» **Directions for this task**:
Leaving out every picture, quote the data below exactly as it appears.
........
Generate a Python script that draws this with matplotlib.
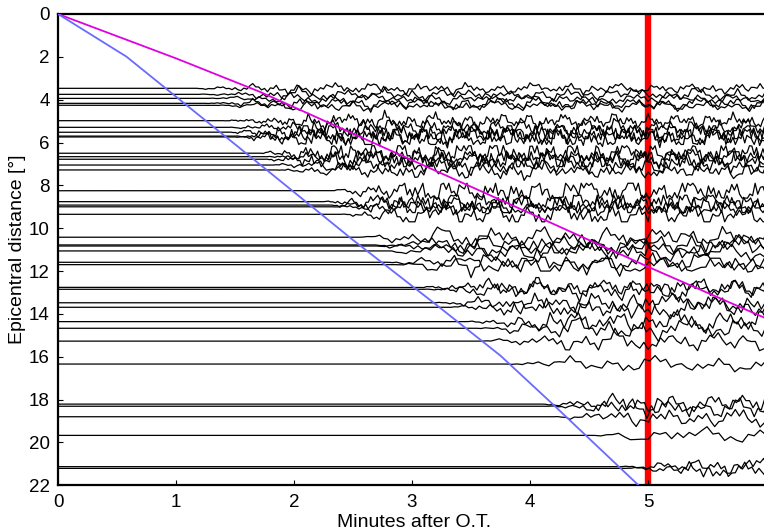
"""Record section: seismograms by epicentral distance vs. minutes after origin time."""

import matplotlib

matplotlib.use("Agg")
import matplotlib.pyplot as plt
import numpy as np

plt.rcParams["font.family"] = ["Liberation Sans", "DejaVu Sans"]

# station distances [deg], onset of visible motion [min], amplitude [deg],
# sample step [min] and clip level (0 = not clipped)
DISTANCES = [3.47, 3.75, 3.94, 4.17, 4.26, 4.98, 5.29, 5.52, 5.70, 5.74,
             6.50, 6.66, 6.78, 7.05, 7.28, 8.25, 8.76, 8.92, 9.00, 9.35,
             10.42, 10.78, 10.83, 11.06, 11.59, 11.70, 12.76, 12.85, 13.48,
             13.69, 14.36, 14.67, 15.27, 16.34, 18.21, 18.31, 18.80, 19.67,
             21.13, 21.21]
ONSETS = [1.15, 1.20, 1.25, 1.25, 1.30, 1.40, 1.45, 1.45, 1.50, 1.50,
          1.70, 1.75, 1.75, 1.80, 1.85, 2.30, 2.25, 2.30, 2.30, 2.40,
          2.55, 2.65, 2.70, 2.75, 2.80, 2.85, 3.05, 3.10, 3.20,
          3.30, 3.45, 3.55, 3.60, 3.80, 4.10, 4.15, 4.20, 4.50,
          4.75, 4.80]
AMPLITUDES = [0.30, 0.35, 0.30, 0.35, 0.30, 0.40, 0.45, 0.75, 0.50, 0.75,
              0.75, 0.50, 0.80, 0.50, 0.50, 0.75, 0.70, 0.75, 0.45, 0.70,
              0.60, 0.55, 0.60, 0.55, 0.60, 0.70, 0.50, 0.55, 0.55,
              0.60, 0.60, 0.60, 0.55, 0.45, 0.55, 0.55, 0.55, 0.50,
              0.50, 0.50]
STEPS = [0.025, 0.030, 0.030, 0.025, 0.030, 0.018, 0.020, 0.018, 0.018, 0.020,
         0.020, 0.022, 0.020, 0.025, 0.025, 0.022, 0.020, 0.022, 0.025, 0.025,
         0.035, 0.040, 0.035, 0.040, 0.035, 0.040, 0.025, 0.030, 0.030,
         0.030, 0.030, 0.035, 0.035, 0.045, 0.030, 0.030, 0.035, 0.050,
         0.030, 0.030]
CLIPS = [0, 0, 0, 0, 0, 0, 0, 0.30, 0, 0.35,
         0.35, 0, 0.35, 0, 0, 0.35, 0.30, 0.35, 0, 0.35,
         0, 0, 0, 0, 0, 0.30, 0, 0, 0,
         0, 0, 0, 0, 0, 0, 0, 0, 0,
         0, 0]

# hand-typed ground motion pattern shared by the traces
WIGGLE = [0.12, -0.35, 0.58, -0.21, 0.74, -0.66, 0.30, 0.91, -0.48, 0.05,
          -0.83, 0.44, -0.12, 0.67, -0.95, 0.22, 0.53, -0.40, 0.81, -0.27,
          -0.70, 0.36, -0.08, 0.62, -0.55, 0.98, -0.33, 0.15, -0.77, 0.49,
          0.02, -0.61, 0.86, -0.19, 0.40, -0.88, 0.27, 0.71, -0.45, -0.10,
          0.57, -0.92, 0.33, -0.24, 0.79, -0.52, 0.10, 0.64, -0.73, 0.20,
          -0.38, 0.95, -0.60, 0.07, 0.46, -0.85, 0.31, -0.16, 0.69, -0.42,
          0.88, -0.29, -0.64, 0.18, 0.52, -0.97, 0.41, -0.05, 0.76, -0.57,
          0.25, -0.31, 0.83, -0.68, 0.11, 0.59, -0.44, 0.93, -0.23, -0.79,
          0.37, 0.04, -0.50, 0.72, -0.14, 0.47, -0.90, 0.28, 0.66, -0.37,
          -0.02, 0.55, -0.75, 0.34, -0.26, 0.85, -0.58, 0.16, -0.47, 0.63]

# travel-time curves (minutes, degrees)
MAGENTA_T = [0.0, 1.0, 1.71, 3.75, 5.0, 6.1]
MAGENTA_D = [0.0, 2.07, 3.63, 8.68, 11.8, 14.45]
BLUE_T = [0.0, 0.58, 1.63, 2.5, 3.2, 3.75, 4.2, 4.92, 5.0]
BLUE_D = [0.0, 1.99, 6.66, 10.55, 13.55, 15.95, 18.25, 22.0, 22.45]

MARK_TIME = 5.0
X_TICKS = [0, 1, 2, 3, 4, 5]
Y_TICKS = list(range(0, 23, 2))
END_TIME = 6.2


def trace(i):
    onset, step = ONSETS[i], STEPS[i]
    n = int((END_TIME - onset) / step) + 1
    w = np.array(WIGGLE)
    k = np.arange(n)
    t = onset + k * step
    # fine jitter on top of a slower swing, both taken from the same pattern
    fine = w[(i * 13 + k) % len(w)]
    coarse_t = onset + np.arange(n // 4 + 2) * step * 4
    coarse = w[(i * 29 + 50 + np.arange(len(coarse_t))) % len(w)]
    swing = np.interp(t, coarse_t, coarse)
    ramp = np.minimum(1.0, (k * step) / 0.7)
    y = AMPLITUDES[i] * ramp * (0.45 * fine + 0.85 * swing)
    if CLIPS[i]:
        y = np.clip(y, -CLIPS[i], CLIPS[i])
    t = np.concatenate([[0.0], t])
    y = np.concatenate([[0.0], y])
    return t, DISTANCES[i] + y


fig = plt.figure(figsize=(7.64, 5.31), dpi=100)
ax = fig.add_axes([58 / 764, 1 - 485.3 / 531, 712 / 764, 471.3 / 531])

ax.axvline(MARK_TIME, color="#ff0000", lw=4.6, zorder=1)
for i in range(len(DISTANCES)):
    t, y = trace(i)
    ax.plot(t, y, color="black", lw=0.9, zorder=2)
ax.plot(MAGENTA_T, MAGENTA_D, color="#e000e0", lw=1.3, zorder=3)
ax.plot(BLUE_T, BLUE_D, color="#6a6aff", lw=1.3, zorder=3)

ax.set_xlim(0, 712 / 118)
ax.set_ylim(22, 0)
ax.set_xticks(X_TICKS)
ax.set_yticks(Y_TICKS)
ax.tick_params(direction="in", length=3.3, width=0.8, labelsize=13.5,
               top=False, right=True, pad=6)
for spine in ax.spines.values():
    spine.set_linewidth(1.6)

ax.set_xlabel("Minutes after O.T.", fontsize=14, labelpad=2.5)
ax.set_ylabel("Epicentral distance [°]", fontsize=14, labelpad=2)

fig.savefig("out.png", dpi=100)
........
» **Solution to the problem**:
Generate a Python script that draws this with matplotlib.
"""Record section: seismograms by epicentral distance vs. minutes after origin time."""

import matplotlib

matplotlib.use("Agg")
import matplotlib.pyplot as plt
import numpy as np

plt.rcParams["font.family"] = ["Liberation Sans", "DejaVu Sans"]

# station distances [deg], onset of visible motion [min], amplitude [deg],
# sample step [min] and clip level (0 = not clipped)
DISTANCES = [3.47, 3.75, 3.94, 4.17, 4.26, 4.98, 5.29, 5.52, 5.70, 5.74,
             6.50, 6.66, 6.78, 7.05, 7.28, 8.25, 8.76, 8.92, 9.00, 9.35,
             10.42, 10.78, 10.83, 11.06, 11.59, 11.70, 12.76, 12.85, 13.48,
             13.69, 14.36, 14.67, 15.27, 16.34, 18.21, 18.31, 18.80, 19.67,
             21.13, 21.21]
ONSETS = [1.15, 1.20, 1.25, 1.25, 1.30, 1.40, 1.45, 1.45, 1.50, 1.50,
          1.70, 1.75, 1.75, 1.80, 1.85, 2.30, 2.25, 2.30, 2.30, 2.40,
          2.55, 2.65, 2.70, 2.75, 2.80, 2.85, 3.05, 3.10, 3.20,
          3.30, 3.45, 3.55, 3.60, 3.80, 4.10, 4.15, 4.20, 4.50,
          4.75, 4.80]
AMPLITUDES = [0.30, 0.35, 0.30, 0.35, 0.30, 0.40, 0.45, 0.75, 0.50, 0.75,
              0.75, 0.50, 0.80, 0.50, 0.50, 0.75, 0.70, 0.75, 0.45, 0.70,
              0.60, 0.55, 0.60, 0.55, 0.60, 0.70, 0.50, 0.55, 0.55,
              0.60, 0.60, 0.60, 0.55, 0.45, 0.55, 0.55, 0.55, 0.50,
              0.50, 0.50]
STEPS = [0.025, 0.030, 0.030, 0.025, 0.030, 0.018, 0.020, 0.018, 0.018, 0.020,
         0.020, 0.022, 0.020, 0.025, 0.025, 0.022, 0.020, 0.022, 0.025, 0.025,
         0.035, 0.040, 0.035, 0.040, 0.035, 0.040, 0.025, 0.030, 0.030,
         0.030, 0.030, 0.035, 0.035, 0.045, 0.030, 0.030, 0.035, 0.050,
         0.030, 0.030]
CLIPS = [0, 0, 0, 0, 0, 0, 0, 0.30, 0, 0.35,
         0.35, 0, 0.35, 0, 0, 0.35, 0.30, 0.35, 0, 0.35,
         0, 0, 0, 0, 0, 0.30, 0, 0, 0,
         0, 0, 0, 0, 0, 0, 0, 0, 0,
         0, 0]

# hand-typed ground motion pattern shared by the traces
WIGGLE = [0.12, -0.35, 0.58, -0.21, 0.74, -0.66, 0.30, 0.91, -0.48, 0.05,
          -0.83, 0.44, -0.12, 0.67, -0.95, 0.22, 0.53, -0.40, 0.81, -0.27,
          -0.70, 0.36, -0.08, 0.62, -0.55, 0.98, -0.33, 0.15, -0.77, 0.49,
          0.02, -0.61, 0.86, -0.19, 0.40, -0.88, 0.27, 0.71, -0.45, -0.10,
          0.57, -0.92, 0.33, -0.24, 0.79, -0.52, 0.10, 0.64, -0.73, 0.20,
          -0.38, 0.95, -0.60, 0.07, 0.46, -0.85, 0.31, -0.16, 0.69, -0.42,
          0.88, -0.29, -0.64, 0.18, 0.52, -0.97, 0.41, -0.05, 0.76, -0.57,
          0.25, -0.31, 0.83, -0.68, 0.11, 0.59, -0.44, 0.93, -0.23, -0.79,
          0.37, 0.04, -0.50, 0.72, -0.14, 0.47, -0.90, 0.28, 0.66, -0.37,
          -0.02, 0.55, -0.75, 0.34, -0.26, 0.85, -0.58, 0.16, -0.47, 0.63]

# travel-time curves (minutes, degrees)
MAGENTA_T = [0.0, 1.0, 1.71, 3.75, 5.0, 6.1]
MAGENTA_D = [0.0, 2.07, 3.63, 8.68, 11.8, 14.45]
BLUE_T = [0.0, 0.58, 1.63, 2.5, 3.2, 3.75, 4.2, 4.92, 5.0]
BLUE_D = [0.0, 1.99, 6.66, 10.55, 13.55, 15.95, 18.25, 22.0, 22.45]

MARK_TIME = 5.0
X_TICKS = [0, 1, 2, 3, 4, 5]
Y_TICKS = list(range(0, 23, 2))
END_TIME = 6.2


def trace(i):
    onset, step = ONSETS[i], STEPS[i]
    n = int((END_TIME - onset) / step) + 1
    w = np.array(WIGGLE)
    k = np.arange(n)
    t = onset + k * step
    # fine jitter on top of a slower swing, both taken from the same pattern
    fine = w[(i * 13 + k) % len(w)]
    coarse_t = onset + np.arange(n // 4 + 2) * step * 4
    coarse = w[(i * 29 + 50 + np.arange(len(coarse_t))) % len(w)]
    swing = np.interp(t, coarse_t, coarse)
    ramp = np.minimum(1.0, (k * step) / 0.7)
    y = AMPLITUDES[i] * ramp * (0.45 * fine + 0.85 * swing)
    if CLIPS[i]:
        y = np.clip(y, -CLIPS[i], CLIPS[i])
    t = np.concatenate([[0.0], t])
    y = np.concatenate([[0.0], y])
    return t, DISTANCES[i] + y


fig = plt.figure(figsize=(7.64, 5.31), dpi=100)
ax = fig.add_axes([58 / 764, 1 - 485.3 / 531, 712 / 764, 471.3 / 531])

ax.axvline(MARK_TIME, color="#ff0000", lw=4.6, zorder=1)
for i in range(len(DISTANCES)):
    t, y = trace(i)
    ax.plot(t, y, color="black", lw=0.9, zorder=2)
ax.plot(MAGENTA_T, MAGENTA_D, color="#e000e0", lw=1.3, zorder=3)
ax.plot(BLUE_T, BLUE_D, color="#6a6aff", lw=1.3, zorder=3)

ax.set_xlim(0, 712 / 118)
ax.set_ylim(22, 0)
ax.set_xticks(X_TICKS)
ax.set_yticks(Y_TICKS)
ax.tick_params(direction="in", length=3.3, width=0.8, labelsize=13.5,
               top=False, right=True, pad=6)
for spine in ax.spines.values():
    spine.set_linewidth(1.6)

ax.set_xlabel("Minutes after O.T.", fontsize=14, labelpad=2.5)
ax.set_ylabel("Epicentral distance [°]", fontsize=14, labelpad=2)

fig.savefig("out.png", dpi=100)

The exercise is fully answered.